Qu’est ce qui caractérise un pays par rapport à un autre ? Selon moi, c’est sa culture qui définit son identité à travers le monde. Et c’est la perte de cette dernière, la culture, dont je veux parler. Madagascar avec ses 18 ethnies et les embranchements, est un pays pluriculturel ! Du « famadihana » (retournement des morts ou exhumation) des hautes terres centrales au « fitampoho » (bain de reliques royales dans le fleuve de Tsiribihina, mœurs de l’Ethnie Sakalava de Menabe) et aux différents « fady » (tabous) de chaque localité, de nombreux mœurs et légendes font vivre et font encore vibrer la communauté Malagasy à travers toute l’île. Pourquoi la perte de cette culture est si grave ? Outre la perte de l’identité culturelle, la perte des mœurs et le non-respect des fady  qui actuellement prennent de plus en plus d’ampleur, peuvent contribuer à la perte écologique et devenir même un obstacle au développement.
Je ne parle pas ici de la pratique de la danse comme le « kilalaky » ou le « tsapiky » qui dans les brousses ont largement la cote au niveau des communautés. Je me réfère aux croyances ancestrales qui font des forêts, d’une espèce, d’un arbre ou d’un animal fady  et leur confèrent un aspect « sacré ». Autrefois si ce caractère sacré de quelque chose (lieu, arbre …) est profané quelque soit la raison, des réparations d’envergure sont obligatoires (par exemple le « joro » où on sacrifie au moins un zébu) au risque d’une répercussion au niveau personnel, familial ou même communautaire. Ainsi, par ces croyances et ces coutumes, pendant longtemps, la sauvegarde de différents lieux et espèces par le « fadin-drazana» ou tabou ancestral a eu un grand impact dans une sorte de conservation indirecte (forêts sacrées ou « alafaly » ; lacs et marécages habités par des esprits ; arbres sacrés d’une ethnie etc.)
Mais quel rapport avec le village de Soahany? Les Sakalava sont l’un des ethnies Malagasy habitant la région Melaky. La culture Sakalava concède un caractère sacré au « kily » (le tamarinier) D’un point de vue général, ce n’est qu’une espèce, un arbre ordinaire, et même très commun au niveau national. Cependant pour cette ethnie, cet arbre représente les liens forts avec les ancêtres. C’est un arbre sacré et un arbre ancestral où lors des grandes cérémonies cultures, des  joro  et des sanctifications y sont effectuées. Dans le passé, grimper sur un tamarinier sacré, en cueillir les fruits, ou au pire des cas, avoir fait ses besoins à proximité (sans le savoir bien sur) peuvent être source de malédiction ou de poursuite par la « famille gardienne  de l’arbre ». Les impacts des actes vont du rite de purification à partir d’un  joro ou condamnation à mort au cas où on n’a pas l’humilité d’accepter les arrangements (cas presque improbable, il y a toujours des consensus) Mais tout cela c’était avant…
Lors de notre présence à Soahany, le  kily  n’a plus réellement sa place au sein de la culture.

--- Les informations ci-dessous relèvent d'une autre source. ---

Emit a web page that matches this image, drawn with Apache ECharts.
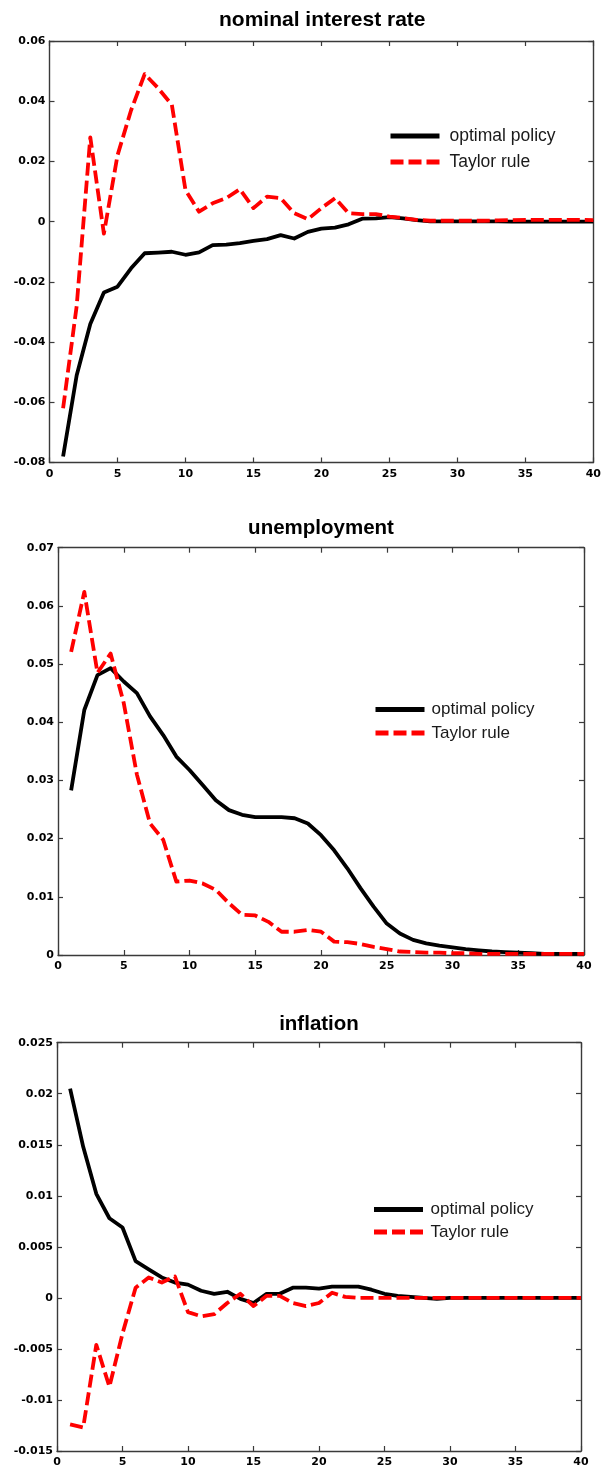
<!DOCTYPE html>
<html>
<head>
<meta charset="utf-8">
<script src="https://cdn.jsdelivr.net/npm/echarts@6/dist/echarts.min.js"></script>
<style>
  html, body { margin: 0; padding: 0; background: #fff; }
  #chart { width: 604px; height: 1472px; }
</style>
</head>
<body>
<div id="chart"></div>
<script>
// Impulse responses over 40 periods: optimal policy vs. Taylor rule
const periods = [1,2,3,4,5,6,7,8,9,10,11,12,13,14,15,16,17,18,19,20,
                 21,22,23,24,25,26,27,28,29,30,31,32,33,34,35,36,37,38,39,40];

const panelTitles = ['nominal interest rate', 'unemployment', 'inflation'];
const seriesNames = ['optimal policy', 'Taylor rule'];

const rateOptimal = [-0.078,-0.051,-0.034,-0.0235,-0.0216,-0.0155,-0.0105,-0.0103,-0.0100,-0.0110,
                     -0.0102,-0.0078,-0.0076,-0.0071,-0.0064,-0.0058,-0.0045,-0.0056,-0.0034,-0.0023,
                     -0.0020,-0.0009,0.0010,0.0011,0.0015,0.0011,0.0005,0.0001,0.0001,0.0001,
                     0.0001,0.0001,0.0001,0,0,0,0,0,0,0];
const rateTaylor = [-0.062,-0.028,0.028,-0.004,0.022,0.037,0.049,0.0443,0.0388,0.0105,
                    0.0033,0.0061,0.0078,0.0108,0.0045,0.0083,0.0078,0.0028,0.0008,0.0045,
                    0.0078,0.0028,0.0025,0.0025,0.0017,0.0012,0.0006,0.0003,0.0003,0.0003,
                    0.0003,0.0003,0.0004,0.0005,0.0006,0.0006,0.0006,0.0006,0.0006,0.0005];

const unempOptimal = [0.0283,0.0421,0.0481,0.0493,0.0470,0.0450,0.0410,0.0378,0.0341,0.0318,
                      0.0292,0.0266,0.0249,0.0241,0.0237,0.0237,0.0237,0.0235,0.0226,0.0206,
                      0.0180,0.0149,0.0115,0.0083,0.0054,0.0037,0.0026,0.0020,0.0016,0.0013,
                      0.0010,0.0008,0.0006,0.0005,0.0004,0.0003,0.0002,0.0002,0.0002,0.0002];
const unempTaylor = [0.0521,0.0624,0.0485,0.0518,0.0433,0.0310,0.0226,0.0198,0.0126,0.0128,
                     0.0123,0.0112,0.0089,0.0069,0.0068,0.0057,0.0040,0.0040,0.0043,0.0040,
                     0.0023,0.0022,0.0019,0.0014,0.0010,0.0006,0.0005,0.0004,0.0004,0.0003,
                     0.0003,0.0002,0.0002,0.0002,0.0002,0.0002,0.0002,0.0002,0.0002,0.0002];

const inflOptimal = [0.0205,0.0148,0.0102,0.0078,0.0069,0.0036,0.0028,0.0020,0.0015,0.0013,
                     0.0007,0.0004,0.0006,-0.0001,-0.0005,0.0004,0.0004,0.0010,0.0010,0.0009,
                     0.0011,0.0011,0.0011,0.0008,0.0004,0.0002,0.0001,0,-0.0001,0,
                     0,0,0,0,0,0,0,0,0,0];
const inflTaylor = [-0.0124,-0.0127,-0.0046,-0.0087,-0.0035,0.0010,0.0020,0.0015,0.0021,-0.0014,
                    -0.0018,-0.0016,-0.0005,0.0004,-0.0008,0.0002,0.0002,-0.0005,-0.0008,-0.0005,
                    0.0005,0.0001,0,0,0,0,0,0,0,0,
                    0,0,0,0,0,0,0,0,0,0];

// y-axis ranges: [min, max, interval]
const yRanges = [[-0.08, 0.06, 0.02], [0, 0.07, 0.01], [-0.015, 0.025, 0.005]];
const panelData = [[rateOptimal, rateTaylor], [unempOptimal, unempTaylor], [inflOptimal, inflTaylor]];

// layout of the three stacked panels (pixels)
const grids = [
  { left: 49.5, top: 41,     width: 545.5, height: 421.5 },
  { left: 58,   top: 547.7,  width: 526,   height: 407.3 },
  { left: 57,   top: 1042.7, width: 524,   height: 408.3 }
];
const titleTops = [10, 518, 1014];
const titleSizes = [21, 20.5, 20.5];
const legendPos = [
  { left: 388,   top: 127,  gap: 8,   font: 17.5, textGap: 5 },
  { left: 373,   top: 701,  gap: 6.4, font: 17,   textGap: 2 },
  { left: 371.5, top: 1201, gap: 5.6, font: 17,   textGap: 2.5 }
];

const frameColor = '#3a3a3a';
const labelFont = { fontFamily: 'DejaVu Sans', fontWeight: 'bold', fontSize: 11, color: '#000' };
const fmt = v => String(+(+v).toFixed(4));

const xAxes = [], yAxes = [], series = [], titles = [], legends = [];

function frameAxis(extra) {
  return Object.assign({
    axisLine: { show: true, onZero: false, lineStyle: { color: frameColor, width: 1.4 } },
    axisTick: { show: true, inside: true, length: 5, lineStyle: { color: frameColor, width: 1.2 } },
    splitLine: { show: false }
  }, extra);
}

grids.forEach((g, i) => {
  const [ymin, ymax, yint] = yRanges[i];
  // bottom and top x axes
  xAxes.push(frameAxis({
    gridIndex: i, type: 'value', min: 0, max: 40, interval: 5, position: 'bottom',
    axisLabel: Object.assign({ margin: 6, formatter: fmt }, labelFont)
  }));
  xAxes.push(frameAxis({
    gridIndex: i, type: 'value', min: 0, max: 40, interval: 5, position: 'top',
    axisLabel: { show: false }
  }));
  // left and right y axes
  yAxes.push(frameAxis({
    gridIndex: i, type: 'value', min: ymin, max: ymax, interval: yint, position: 'left',
    axisLabel: Object.assign({ margin: 4, formatter: fmt }, labelFont)
  }));
  yAxes.push(frameAxis({
    gridIndex: i, type: 'value', min: ymin, max: ymax, interval: yint, position: 'right',
    axisLabel: { show: false }
  }));

  const [opt, tay] = panelData[i];
  series.push({
    name: seriesNames[0], type: 'line', xAxisIndex: 2 * i, yAxisIndex: 2 * i,
    data: periods.map((p, k) => [p, opt[k]]),
    symbol: 'none', showSymbol: false, z: 2,
    lineStyle: { color: '#000', width: 3.8, join: 'round', cap: 'butt' },
    itemStyle: { color: '#000' }
  });
  series.push({
    name: seriesNames[1], type: 'line', xAxisIndex: 2 * i, yAxisIndex: 2 * i,
    data: periods.map((p, k) => [p, tay[k]]),
    symbol: 'none', showSymbol: false, z: 3,
    lineStyle: { color: '#ff0000', width: 3.8, type: [13, 5], join: 'round', cap: 'butt' },
    itemStyle: { color: '#ff0000' }
  });

  titles.push({
    text: panelTitles[i],
    left: g.left + g.width / 2, top: titleTops[i], textAlign: 'center', padding: 0,
    textStyle: { fontFamily: 'Liberation Sans', fontWeight: 'bold', fontSize: titleSizes[i], color: '#000' }
  });

  const lp = legendPos[i];
  legends.push({
    data: seriesNames, orient: 'vertical', left: lp.left, top: lp.top, padding: 0,
    itemWidth: 49, itemHeight: 14, itemGap: lp.gap, selectedMode: false,
    lineStyle: { width: 5 },
    itemStyle: { opacity: 0, borderWidth: 0 },
    textStyle: { fontFamily: 'Liberation Sans', fontSize: lp.font, color: '#1a1a1a', padding: [0, 0, 0, lp.textGap] }
  });
});

const chart = echarts.init(document.getElementById('chart'), null, { renderer: 'canvas' });
chart.setOption({
  backgroundColor: '#fff',
  animation: false,
  title: titles,
  legend: legends,
  grid: grids,
  xAxis: xAxes,
  yAxis: yAxes,
  series: series
});
</script>
</body>
</html>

D’un côté, il y a l’influence des cultures d’ailleurs (des autres ethnies ou même d’autres nations), et de l’autre côté, en raison de la situation socio-économique liée à la pauvreté et les besoins quotidiens. Aussi incroyable que cela puisse être, maintenant ce sont les locaux qui exploitent l’espèce ! Pourquoi ? Le charbon bien sûr, qui est une source rapide de revenu ! Si les mœurs d’antan ont protégé les tamariniers, la pauvreté d’aujourd’hui entraîne leur exploitation irrationnelle. Évidemment, l’espèce n’est pas une espèce protégée ou autre, mais cette réalité démontre bien que malgré tout, à un certain seuil de pauvreté « tous les moyens sont bons » pour survivre …
A chacun d’imaginer la suite ou une même situation sur des espèces menacées (comme les tortues) ou des zones à importances écologiques élevées (les zones humides)! Ce qui m’a marqué aussi concernant tout cela s’était la présence d’un beau grand figuier dans le village qui, en raison du besoin d’espace de construction, a vu plusieurs de ces branches coupées pour faire de la place (construire en dehors du village est un risque élevé au niveau de la sécurité) Pour moi, ces sacrilèges culturels entraînent les sacrilèges écologiques et c’est triste !
En tant qu’environnementaliste, je me suis pose un certain nombre de questions concernant le genre de situation que j’ai narré. Dans l’ensemble, si la culture peut contribuer à la protection de la nature et même à sa bonne gestion, n’est-il pas le moment de l’inclure dans les programmes et les processus de conservation ? Le « pourquoi » a déjà la réponse, le « comment » reste à définir au dépend de la spécificité de chaque contexte local ! De plus, la valorisation culturelle pourrait renforcer d’autres projets comme l’écotourisme, l’artisanat et même le débouché pour certains produits locaux, comme le poisson fumé dans le cas de Soahany ! Ainsi je pense qu’il est tout à fait acceptable de dire qu’entre culture et besoins un lien pour la conservation peut exister. Arrêter la dégradation de l’environnement et faire en sorte qu’humains et nature puissent vivre en harmonie n’est pas qu’une utopie!